### Task prompt
Scan the material for the word "matplotlib", and copy each line where it shows up.

### Source data

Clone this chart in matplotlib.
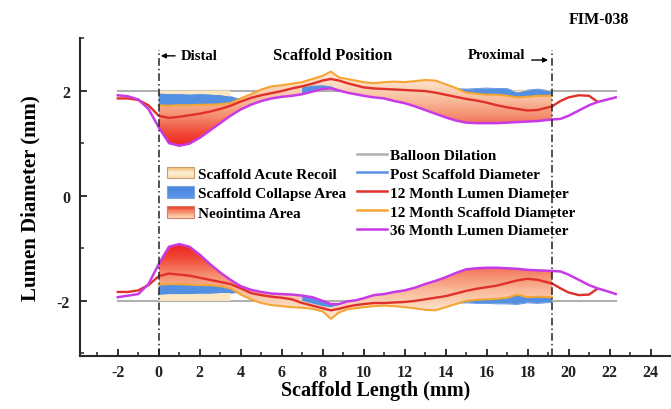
import matplotlib
matplotlib.use("Agg")
import matplotlib.pyplot as plt
import numpy as np
from matplotlib.colors import LinearSegmentedColormap
from matplotlib.legend_handler import HandlerBase
from matplotlib.lines import Line2D
from matplotlib.patches import Patch, Rectangle

plt.rcParams["font.family"] = ["Liberation Serif", "DejaVu Serif"]
plt.rcParams["font.weight"] = "bold"
plt.rcParams["axes.labelweight"] = "bold"
plt.rcParams["axes.unicode_minus"] = False

nan = np.nan

# scaffold length positions (mm)
X = [-2, -1.5, -1, -0.5, 0, 0.5, 1, 1.5, 2, 2.5, 3, 3.5, 4, 4.5, 5, 5.5, 6, 6.5,
     7, 7.5, 8, 8.4, 8.8, 9.2, 9.6, 10, 10.5, 11, 11.5, 12, 12.5, 13, 13.5, 14,
     14.5, 15, 15.5, 16, 16.5, 17, 17.5, 18, 18.5, 19.2, 19.6, 20, 20.5, 21,
     21.4, 22, 22.3]
SCAFFOLD_START = 0.0
SCAFFOLD_END = 19.2
BALLOON = 2.0

# upper wall (mm)
LUMEN36_TOP = [1.91, 1.89, 1.83, 1.65, 1.30, 1.00, 0.95, 0.99, 1.10, 1.24, 1.38,
               1.52, 1.64, 1.73, 1.80, 1.85, 1.88, 1.90, 1.93, 1.98, 2.03, 2.04,
               2.00, 1.96, 1.93, 1.90, 1.87, 1.85, 1.80, 1.76, 1.70, 1.63, 1.56,
               1.49, 1.43, 1.39, 1.38, 1.38, 1.38, 1.39, 1.40, 1.41, 1.42, 1.45,
               1.46, 1.52, 1.62, 1.72, 1.78, 1.84, 1.87]
LUMEN12_TOP = [1.85, 1.85, 1.82, 1.72, 1.52, 1.48, 1.50, 1.53, 1.56, 1.60, 1.65,
               1.71, 1.79, 1.86, 1.91, 1.95, 1.99, 2.04, 2.08, 2.13, 2.19, 2.22,
               2.19, 2.14, 2.10, 2.06, 2.04, 2.03, 2.02, 2.01, 2.00, 1.99, 1.96,
               1.92, 1.88, 1.84, 1.81, 1.77, 1.72, 1.68, 1.65, 1.62, 1.63, 1.70,
               1.80, 1.87, 1.91, 1.90, 1.79, nan, nan]
SCAF12_TOP = [nan] * 4 + [
    1.72, 1.71, 1.72, 1.72, 1.73, 1.73, 1.74, 1.76, 1.85, 1.93, 2.02, 2.08,
    2.10, 2.13, 2.16, 2.22, 2.28, 2.36, 2.25, 2.22, 2.19, 2.16, 2.14, 2.16,
    2.17, 2.16, 2.18, 2.20, 2.19, 2.12, 2.05, 1.96, 1.94, 1.92, 1.92, 1.90,
    1.87, 1.88, 1.90, 1.90] + [nan] * 7
POST_TOP = [nan] * 4 + [
    1.94, 1.93, 1.93, 1.92, 1.93, 1.92, 1.91, 1.88, 1.82, 1.90, 1.97, 2.02,
    2.05, 2.08, 2.06, 2.09, 2.10, 2.08, 2.02, 2.17, 2.14, 2.10, 2.08, 2.08,
    2.08, 2.07, 2.07, 2.07, 2.06, 2.04, 2.03, 2.02, 2.03, 2.04, 2.03, 2.03,
    1.96, 2.00, 2.02, 1.98] + [nan] * 7

# lower wall (mm)
LUMEN36_BOT = [-1.93, -1.90, -1.87, -1.68, -1.30, -0.97, -0.92, -0.97, -1.12,
               -1.30, -1.46, -1.60, -1.72, -1.79, -1.83, -1.86, -1.87, -1.88,
               -1.90, -1.93, -2.00, -2.06, -2.06, -2.01, -1.99, -1.95, -1.89,
               -1.87, -1.83, -1.80, -1.75, -1.68, -1.62, -1.55, -1.47, -1.40,
               -1.38, -1.37, -1.37, -1.38, -1.39, -1.41, -1.42, -1.43, -1.44,
               -1.50, -1.60, -1.70, -1.76, -1.83, -1.87]
LUMEN12_BOT = [-1.83, -1.83, -1.80, -1.70, -1.53, -1.48, -1.50, -1.52, -1.56,
               -1.60, -1.64, -1.68, -1.76, -1.85, -1.89, -1.92, -1.94, -1.97,
               -2.04, -2.09, -2.14, -2.18, -2.15, -2.11, -2.08, -2.06, -2.04,
               -2.04, -2.03, -2.02, -2.00, -1.97, -1.94, -1.91, -1.86, -1.81,
               -1.77, -1.74, -1.71, -1.66, -1.61, -1.58, -1.60, -1.67, -1.76,
               -1.84, -1.89, -1.88, -1.77, nan, nan]
SCAF12_BOT = [nan] * 4 + [
    -1.69, -1.68, -1.68, -1.69, -1.70, -1.70, -1.72, -1.76, -1.88, -1.97,
    -2.04, -2.08, -2.10, -2.12, -2.13, -2.15, -2.20, -2.34, -2.22, -2.16,
    -2.14, -2.12, -2.10, -2.09, -2.10, -2.12, -2.14, -2.17, -2.18, -2.12,
    -2.06, -2.00, -1.98, -1.97, -1.96, -1.94, -1.88, -1.93, -1.92, -1.93] + [nan] * 7
POST_BOT = [nan] * 4 + [
    -1.88, -1.87, -1.87, -1.87, -1.86, -1.86, -1.85, -1.85, -1.82, -1.91,
    -1.96, -2.00, -2.02, -2.04, -2.00, -2.05, -2.10, -2.12, -2.08, -2.13,
    -2.11, -2.09, -2.07, -2.06, -2.06, -2.07, -2.07, -2.07, -2.06, -2.03,
    -2.04, -2.03, -2.04, -2.04, -2.05, -2.05, -2.06, -2.03, -2.04, -2.02] + [nan] * 7

C_BALLOON = "#b0b0b0"
C_POST = "#5b8fe8"
C_LUMEN12 = "#e0302a"
C_SCAF12 = "#f4a533"
C_LUMEN36 = "#c83ae6"
C_COLLAPSE = "#5490e2"
C_RECOIL = "#fbe8c2"
NEO_CMAP = LinearSegmentedColormap.from_list("neo", [
    (0.0, "#ec1e1e"), (0.2, "#f04a38"), (0.4, "#f58a6c"),
    (0.6, "#f9b898"), (0.8, "#fcd9bf"), (1.0, "#fdebd9")])


class GradientHandler(HandlerBase):
    def __init__(self, colors, edge):
        super().__init__()
        self.cmap = LinearSegmentedColormap.from_list("h", colors)
        self.edge = edge

    def create_artists(self, legend, orig_handle, xdescent, ydescent, width,
                       height, fontsize, trans):
        n = 14
        out = []
        for i in range(n):
            out.append(Rectangle((-xdescent, -ydescent + height * (n - 1 - i) / n),
                                 width, height / n, facecolor=self.cmap(i / (n - 1)),
                                 edgecolor="none", transform=trans))
        out.append(Rectangle((-xdescent, -ydescent), width, height, facecolor="none",
                             edgecolor=self.edge, linewidth=0.8, transform=trans))
        return out


def draw_wall(ax, x, sign, lumen36, lumen12, scaf12, post):
    lumen36, lumen12 = np.array(lumen36), np.array(lumen12)
    scaf12, post = np.array(scaf12), np.array(post)
    a36, a12, asc, apo = sign * lumen36, sign * lumen12, sign * scaf12, sign * post
    collapse = apo > asc
    patch = (apo > a36) & (apo < a12) & ~collapse

    ax.plot(x, post, color=C_POST, lw=1.2, zorder=1.5)
    ax.fill_between(x, sign * BALLOON, post, where=collapse, interpolate=True,
                    facecolor=C_RECOIL, edgecolor="none", zorder=1.8)

    # neointima: gradient clipped to the band between scaffold and 36-month lumen
    poly = ax.fill_between(x, scaf12, lumen36, facecolor="none", edgecolor="none")
    yy = np.linspace(0, 2.6, 300)
    grad = (yy - 0.9) / 1.5
    img = np.repeat(grad[:, None], 2, axis=1)
    if sign > 0:
        ext = (SCAFFOLD_START, SCAFFOLD_END, 0, 2.6)
    else:
        ext = (SCAFFOLD_START, SCAFFOLD_END, -2.6, 0)
        img = img[::-1]
    im = ax.imshow(img, cmap=NEO_CMAP, vmin=0, vmax=1, origin="lower", extent=ext,
                   aspect="auto", interpolation="bilinear", zorder=2)
    im.set_clip_path(poly.get_paths()[0], transform=ax.transData)

    ax.fill_between(x, post, scaf12, where=collapse, interpolate=True,
                    facecolor=C_COLLAPSE, edgecolor="none", zorder=2.5)
    ax.fill_between(x, post, lumen36, where=patch, interpolate=True,
                    facecolor=C_COLLAPSE, edgecolor="none", zorder=2.5)

    ax.plot(x, scaf12, color=C_SCAF12, lw=1.5, zorder=3)
    ax.plot(x, lumen12, color=C_LUMEN12, lw=1.7, zorder=4)
    ax.plot(x, lumen36, color=C_LUMEN36, lw=1.8, zorder=5)


fig = plt.figure(figsize=(6.71, 4.10), dpi=100)
ax = fig.add_axes([0.119, 0.129, 0.881, 0.776])

ax.plot([X[0], X[-1]], [BALLOON, BALLOON], color=C_BALLOON, lw=1.5, zorder=1.6)
ax.plot([X[0], X[-1]], [-BALLOON, -BALLOON], color=C_BALLOON, lw=1.5, zorder=1.6)
draw_wall(ax, X, 1, LUMEN36_TOP, LUMEN12_TOP, SCAF12_TOP, POST_TOP)
draw_wall(ax, X, -1, LUMEN36_BOT, LUMEN12_BOT, SCAF12_BOT, POST_BOT)

for xv in (SCAFFOLD_START, SCAFFOLD_END):
    ax.plot([xv, xv], [-3.05, 2.78], color="#222222", lw=1.1, ls=(0, (5, 2, 1, 2)),
            zorder=6)

ax.annotate("", xy=(0.1, 2.66), xytext=(0.8, 2.66),
            arrowprops=dict(arrowstyle="-|>", color="black", lw=1.0,
                            mutation_scale=7, shrinkA=0, shrinkB=0))
ax.text(1.95, 2.66, "Distal", fontsize=10.5, va="center", ha="center")
ax.text(8.5, 2.67, "Scaffold Position", fontsize=12, va="center", ha="center")
ax.text(16.5, 2.68, "Proximal", fontsize=10.5, va="center", ha="center")
ax.annotate("", xy=(19.0, 2.58), xytext=(18.2, 2.58),
            arrowprops=dict(arrowstyle="-|>", color="black", lw=1.0,
                            mutation_scale=7, shrinkA=0, shrinkB=0))
fig.text(0.892, 0.95, "FIM-038", fontsize=11.5, ha="center", va="center")

ax.set_xlim(-3.85, 25)
ax.set_ylim(-3.05, 3.0)
ax.set_xticks(np.arange(-2, 25, 2))
ax.set_xticks(np.arange(-3, 25, 2), minor=True)
ax.set_yticks([-2, 0, 2])
ax.set_yticks([-3, -1, 1, 3], minor=True)
ax.tick_params(which="both", direction="in", labelsize=11.5, colors="#222222")
ax.tick_params(which="major", length=5, width=1.3)
ax.tick_params(which="minor", length=3, width=1.1)
ax.tick_params(axis="x", pad=6)
ax.tick_params(axis="y", pad=7)
for s in ("top", "right"):
    ax.spines[s].set_visible(False)
for s in ("left", "bottom"):
    ax.spines[s].set_linewidth(1.5)
    ax.spines[s].set_color("#2a2a2a")
ax.set_xlabel("Scaffold Length (mm)", fontsize=14.5, labelpad=0)
ax.set_ylabel("Lumen Diameter (mm)", fontsize=15, labelpad=12)

h_recoil, h_collapse, h_neo = Patch(), Patch(), Patch()
leg1 = ax.legend([h_recoil, h_collapse, h_neo],
                 ["Scaffold Acute Recoil", "Scaffold Collapse Area", "Neointima Area"],
                 handler_map={
                     h_recoil: GradientHandler(["#f3b25a", "#fdf3dc", "#f8d9a8"], "#c8a070"),
                     h_collapse: GradientHandler(["#4a86e0", "#5b93e6"], "#7fa6d8"),
                     h_neo: GradientHandler(["#ec3a2a", "#f6906c", "#fbd3b0"], "#d08070")},
                 loc="upper left", bbox_to_anchor=(0.249, 0.591), bbox_transform=fig.transFigure,
                 frameon=False, fontsize=11, handlelength=1.77, handleheight=0.8,
                 handletextpad=0.26, labelspacing=0.36, borderpad=0, borderaxespad=0)
ax.add_artist(leg1)

line_handles = [Line2D([], [], color=c, lw=1.8) for c in
                (C_BALLOON, C_POST, C_LUMEN12, C_SCAF12, C_LUMEN36)]
ax.legend(line_handles,
          ["Balloon Dilation", "Post Scaffold Diameter", "12 Month Lumen Diameter",
           "12 Month Scaffold Diameter", "36 Month Lumen Diameter"],
          loc="upper left", bbox_to_anchor=(0.532, 0.636), bbox_transform=fig.transFigure,
          frameon=False, fontsize=11, handlelength=1.96, handletextpad=0.2,
          labelspacing=0.34, borderpad=0, borderaxespad=0)

fig.savefig("out.png", dpi=100, facecolor="white")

### Solution for this exercise
Clone this chart in matplotlib.
import matplotlib
matplotlib.use("Agg")
import matplotlib.pyplot as plt
from matplotlib.colors import LinearSegmentedColormap
from matplotlib.legend_handler import HandlerBase
from matplotlib.lines import Line2D
from matplotlib.patches import Patch, Rectangle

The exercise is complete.